I still can’t sleep without medicine at night. I don’t know what the problem is, but it really needs to go away before my assignment starts. As such, I haven’t been having any dreams because that’s just what Benadryl and other drugs do to you, they either erase dreams entirely or give you really screwball ones (as an example, the first anti-depressant I tried had me dreaming of phone calls and talking in my sleep so loudly and extensively that I woke myself up). I managed to remember we have melatonin supplements in the cabinet and I took that instead. While it did take like two hours to really affect me, I was able to sleep and actually dreamt.
The dream was kinda awkward, something about school and then stuff, I haven’t thought about it most of the day so I lost stuff. But I do remember going to “church” with my mom. We were having a mild disagreement about something and were going to a seminar of some kind that had to do with church. I don’t know who was talking at the pulpit and I don’t really care either. He was saying something about religion and salvation and then a song from church popped in and was there until after I had woken up and been that way for an hour. Another dream stepped in, this one about spirits and demons, but not demons who were there to hurt me, spirits and demons who were there to help me. I’m not sure how to characterize it.

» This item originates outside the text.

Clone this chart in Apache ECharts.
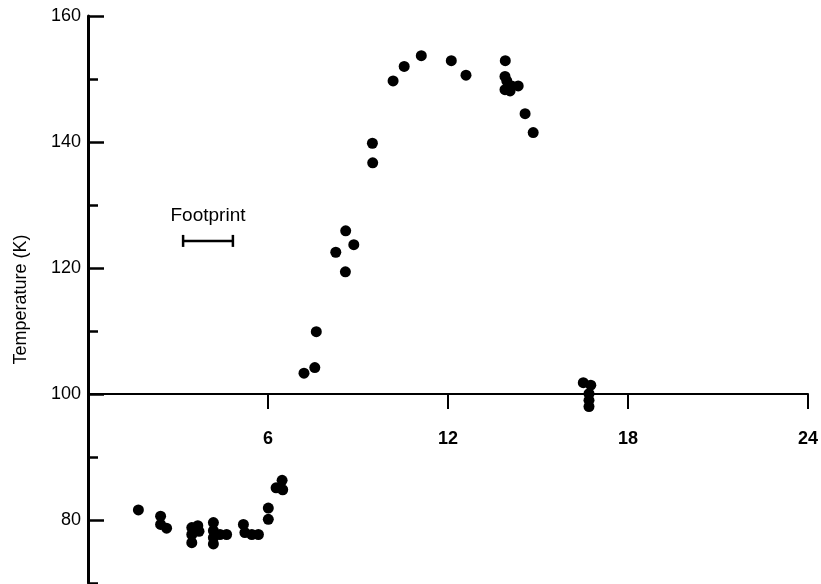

My first thoughts were maybe part of my brain wanted to go back to Christianity (it’s possible since I didn’t leave with negative feelings towards the religion itself, just the setup where approval by humans is required to get in). The other thought was maybe YHWH was trying to get me back. Who knows, can’t really extrapolate a deity’s thoughts on anything. That last one stuck with me more than the first thought though. I’m really not sure what was with the spirit and demon though, I had crafted a story in my mind before I went to bed about a highly sensitive teenager (like, very clairvoyant and mediumistic, talented at scrying and reading auras, and doesn’t enjoy it in the least bit, especially when other kids ask him to do seances and shit) and quite frankly the “me” at that part of the dream was my main character (yeah it’s easier for me to craft stories as that person being me, I write a lot of first person as such). I honestly cannot be sure though. Unfortunately I just don’t remember enough detail for that sort of breakdown.
Perhaps I’ll have another strange dream tonight, that seems to be the theme for the last couple of weeks, strange dreams with profound hidden meanings. I actually have got along with my mother recently so I am rather curious what’s up with her popping into my brain space, she usually isn’t there. Whatever, I’ll just see what comes up by the morning.